I'm very new to both SAS and statistical analysis in general. I have a degree in computer science and I'm taking an online course in statistics and am confused on how to achieve what I want in SAS. I have searched online to no avail but am probably not even using the right terminology since I don't really know SAS or stats very well.

Basically, I have a few variables in a dataset and I want to display them conditionally in frequency tables.

For example, let's say I have the variables Gender, Age and Alcohol_use. What I want to do is have a frequency table or tables that basically relate gender and age to alcohol use. So, I want to break it down by gender and age at the same time, if that makes sense. One example would be:

Male, 21-25 -> Moderate Use
Female, 21-25 -> Low Use
Male, 26-30 -> Heavy Use
etc...

So, I guess I want to have frequency tables for the third variable on certain conditions of the first two variables, if that makes sense.

Normally, when displaying frequency tables, I just write PROC FREQ; TABLES Gender Age Alcohol_use;

Would I be changing anything there, since it is the frequency table that is affected? Or do I need to add some conditions in the data section of the program?
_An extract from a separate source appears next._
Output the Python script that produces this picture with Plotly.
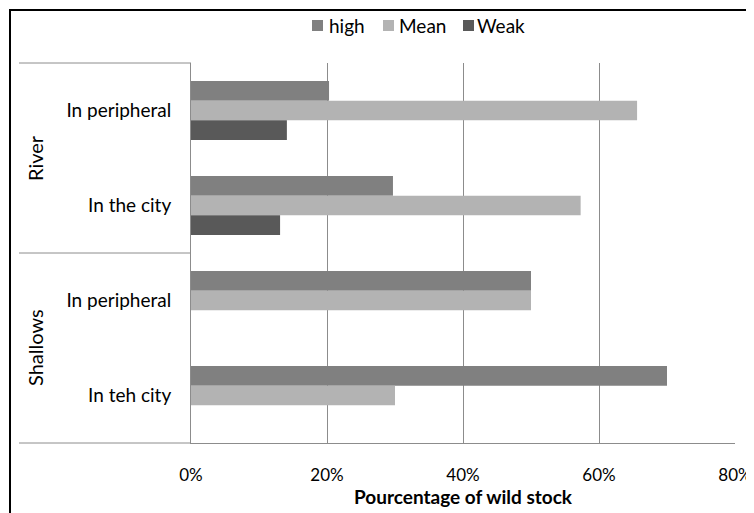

Any help would be great. Please let me know if you need any clarification on my question. Thanks!

1
Is Alcohol_use a measure? If so, what values define Heavy, Moderate, and Low usage? Or are those the values of the variable?BellevueBob
Sorry for the confusion, I was just giving an example and meant Alcohol_use is a variable (what our professor calls it) and Heavy, Moderate and Low use are the values that variable could have. I meant it analogously to Gender being a variable with the values of Male or Female.kyro1021
I'm guessing you're here from Coursera/Passion Driven Statistics? In either case, welcome!Joe
Haha, yes, I am! Thank you!kyro1021

1 Answers

2
votes

You are on the right track with PROC FREQ. That procedure will produce a frequency table report and even an output data set with results. First, here is some made-up data:

data have;
   do gender = 1,2;
      do tmp=1 to 10;
         do age=10,21,27,32;
            alcohol_use = round(ranuni(12345)*100);
            id + 1;
            output;
         end;
      end;
   end;
run;

I'm separating it from the rest of the answer to better illustrate. The form of your variables wasn't clear from your question so let's assume your data is continuous. In that case, we can use PROC FORMAT to define grouping formats for the variables:

proc format;
   value agefmt
      0-20   = '20 and below'
     21-25   = '21-25'
     26-30   = '26-30'
     31-high = '31 and above';
   value usgfmt
      0<-30   = 'Low'
     30<-80   = 'Moderate'
     80<-high = 'Heavy';
   value genfmt
      1  = 'Male'
      2  = 'Female';
run;

Now its just a matter of running PROC FREQ. The asterisks in the TABLE statement define the interaction levels you want and the OUT= option give the name of a new SAS data set to create, which will contain the summarized results:

proc freq data=have;
   table gender * age * alcohol_use / list out=want;
   format gender genfmt. age agefmt. alcohol_use usgfmt.;
run;

If your original data has hard-coded values like "Male" and "Heavy", you don't need the PROC FORMAT part of the FORMAT statement.